The UR Community Service Network sponsored a panel discussion titled “Building Bridges: Making a Difference in Rochester Schools,” in order to inform UR students and faculty about the Rochester City School District’s current situation of poor educational records compared to suburban towns and what UR can offer to RCSD, on Oct. 27.
“I think the school district underperforms because we have a distressed student population that needs more and different help than conventional suburban district schools,” CSN advisor John Borek said. “Poverty, the special needs of the working poor, gangs and mental and physical health challenges are all issues that have to be addressed before the seeds of education can take root.”
According to the New York State District Report Cards of 2002-2003, 57 percent of Brighton high school students scored over 85 on the Standardized Regents English exam. Meanwhile, only 8 percent of RCSD high school students scored over 85.
Furthermore, about 16.6 percent of RCSD students dropped out from high school compare to only 1.6 percent of Brighton students.
According to Borek, the District of Rochester City has excellent facilities for education, but if these facilities are not fully used, no progress can be made.
“The lack of performance of Rochester schools is tied to social ills that suburban schools do not have to address as intensively and desperately,” Borek said.

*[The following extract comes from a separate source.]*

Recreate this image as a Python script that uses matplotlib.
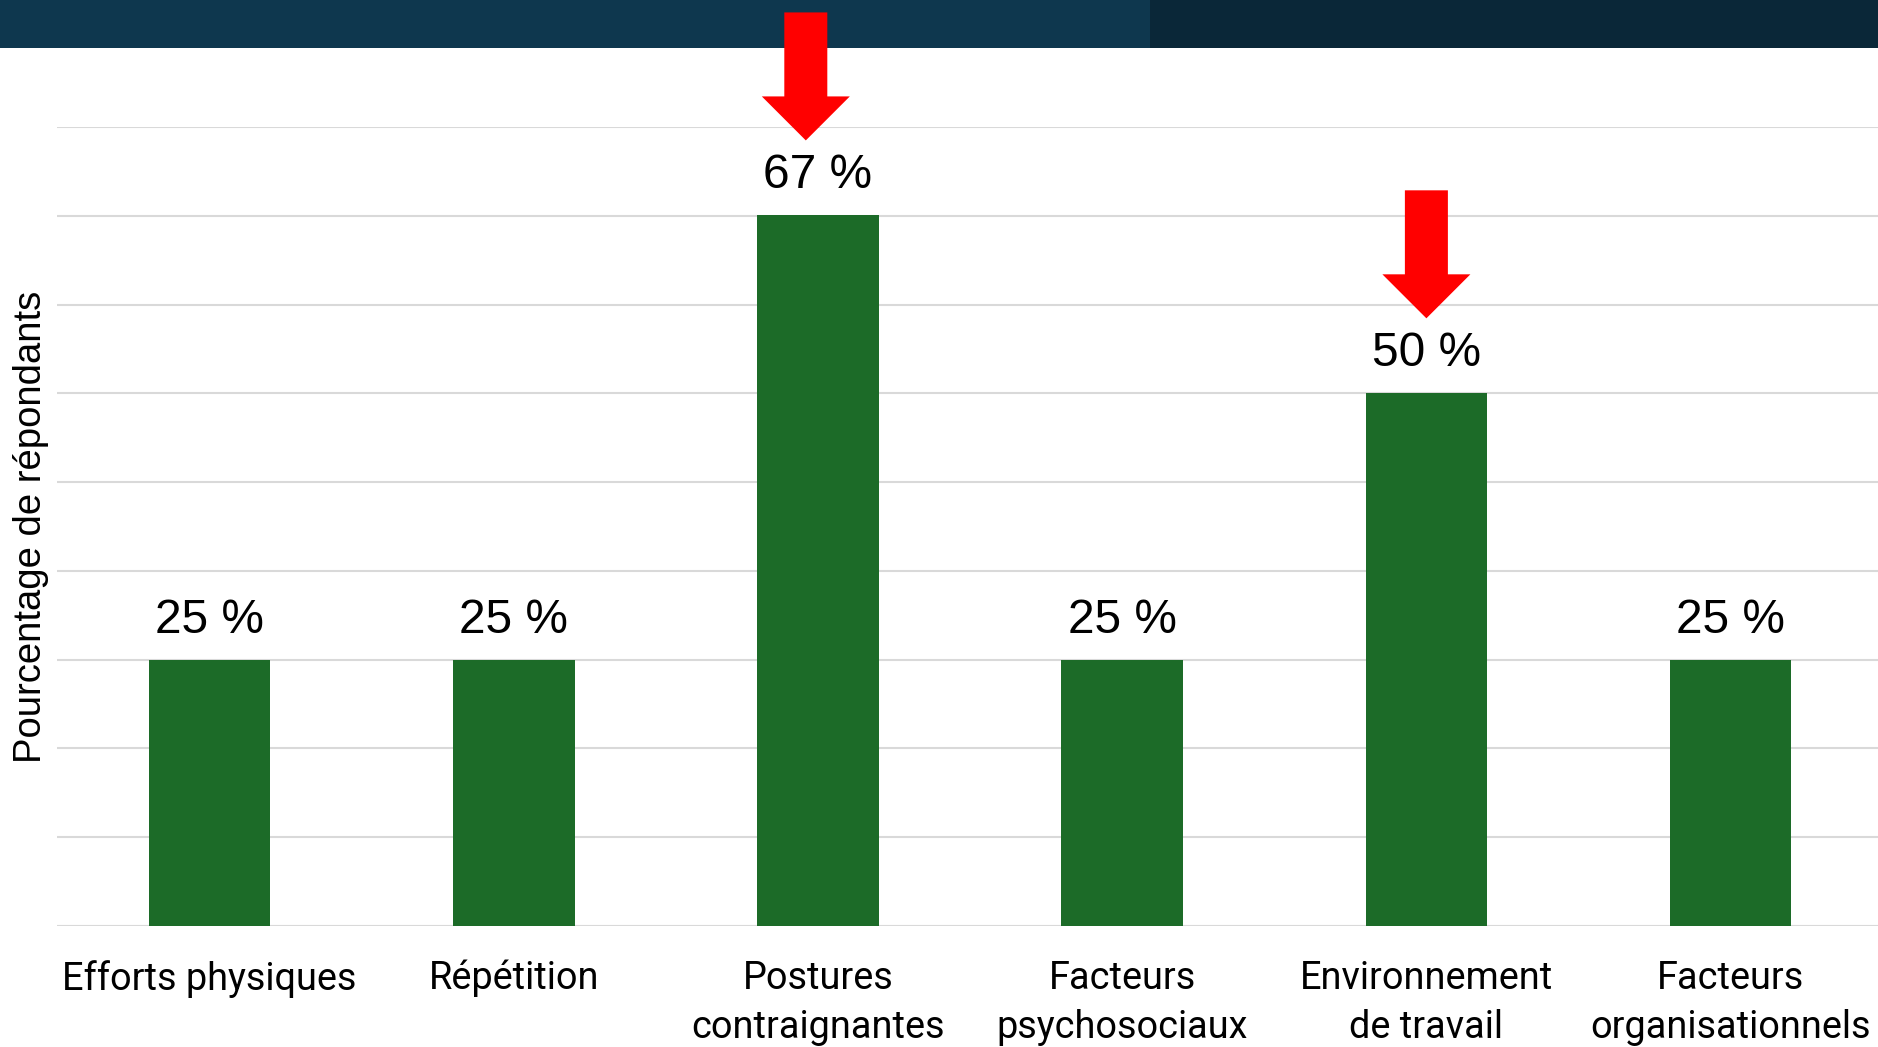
import numpy as np
import matplotlib
matplotlib.use("Agg")
import matplotlib.pyplot as plt
from matplotlib.patches import Rectangle

# risk factors cited by respondents (% of respondents)
categories = ["Efforts physiques", "Répétition", "Postures\ncontraignantes",
              "Facteurs\npsychosociaux", "Environnement\nde travail",
              "Facteurs\norganisationnels"]
percent = [25, 25, 66.7, 25, 50, 25]
highlighted = [2, 4]
arrow_nudge = [-0.04, 0.0]

bar_color = "#1c6b28"
grid_color = "#d9d9d9"
px = 0.72  # points per pixel at dpi 100

fig = plt.figure(figsize=(18.78, 10.47), dpi=100)
fig.patch.set_facecolor("white")

# dark banner along the top edge
fig.patches.append(Rectangle((0, 0.9542), 0.6124, 0.0458, transform=fig.transFigure,
                             facecolor="#0e374e", edgecolor="none", zorder=-5))
fig.patches.append(Rectangle((0.6124, 0.9542), 0.3876, 0.0458, transform=fig.transFigure,
                             facecolor="#0a2738", edgecolor="none", zorder=-5))

ax = fig.add_axes([0.0306, 0.1156, 0.9719, 0.7631])
ax.patch.set_visible(False)

x = np.arange(len(categories))
ax.bar(x, percent, width=0.4, color=bar_color, zorder=3)

ax.set_xlim(-0.5, len(categories) - 0.5)
ax.set_ylim(0, 75)
ax.set_yticks(np.linspace(0, 75, 10))
ax.yaxis.grid(True, color=grid_color, linewidth=1.5, zorder=0)
ax.axhline(0, color=grid_color, linewidth=2.2, zorder=2)
ax.tick_params(axis="y", length=0, labelleft=False)
ax.tick_params(axis="x", length=0, pad=24.5)
for side in ax.spines.values():
    side.set_visible(False)

ax.set_xticks(x)
ax.set_xticklabels(categories, family="Roboto", fontsize=27.3, linespacing=1.4,
                   va="top", ha="center", multialignment="center")

ax.set_ylabel("Pourcentage de répondants", family="Liberation Sans", fontsize=27.5)
ax.yaxis.label.set_va("center")
ax.yaxis.set_label_coords(-0.0145, 0.5)

# value labels above the bars
for xi, v in zip(x, percent):
    ax.annotate(f"{round(v)} %", xy=(xi, v), xytext=(0, 27 * px), textcoords="offset points",
                ha="center", va="baseline", family="Liberation Sans", fontsize=34.5)

# red arrows pointing at the two leading factors
for i, dx in zip(highlighted, arrow_nudge):
    ax.annotate("", xy=(i + dx, percent[i]), xytext=(0, (75 + 128) * px),
                textcoords="offset points", annotation_clip=False, clip_on=False,
                arrowprops=dict(arrowstyle=f"simple,head_length={44 * px},head_width={88 * px},tail_width={43 * px}",
                                mutation_scale=1, shrinkA=0, shrinkB=75 * px,
                                facecolor="#ff0000", edgecolor="none", clip_on=False),
                zorder=6)

fig.savefig("out.png", dpi=100)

City schools suffer from social issues that mostly originate from poverty, and it is vital to let those kids living in poverty know that the community of Rochester is willing to assist and promote better environment for the necessary education, according to Borek.
CSN encourages UR students to support and volunteer those RCSD students with whatever help they can offer. Senior and President of CSN Meghan Ochal feels that it is important for these kids to have consistent and committed role models in their community.
“It’s as important to be a mentor to them as it is to tutor them in their [kids’] studies,” Ochal said. “Just having a college student as a role model who gives attention and encouragement can really help a kid.”
Ochal added that UR students, especially large numbers of freshmen and sophomores, contribute to various service programs like Partners in Reading, which goes to an elementary school once a week to tutor students, and the Literacy Program, which offers tutoring at a private school several times a week.
According to Ochal, Dean of Students Jody Asbury attended the panel discussion and illustrated her interest in possibly holding similar events focusing on urban education next semester.
Moreover, to get involved with CSN, Ochal said that you do not need any special talents. You must be eager to tutor kids, but more importantly, you have to be committed to whatever you will be doing. “As long as you’re enthusiastic and can commit, CSN will help you find a volunteer opportunity,” he said.
Students who are interested in participating should either contact Ochal or senior and executive-board member for CSN Katie Wolak.
“Overall, we got a lot of good ideas for future programs and ways to get involve the campus more in Rochester,” Ochal said. “We’re planning to hold similar panel discussions on other issues throughout the year.”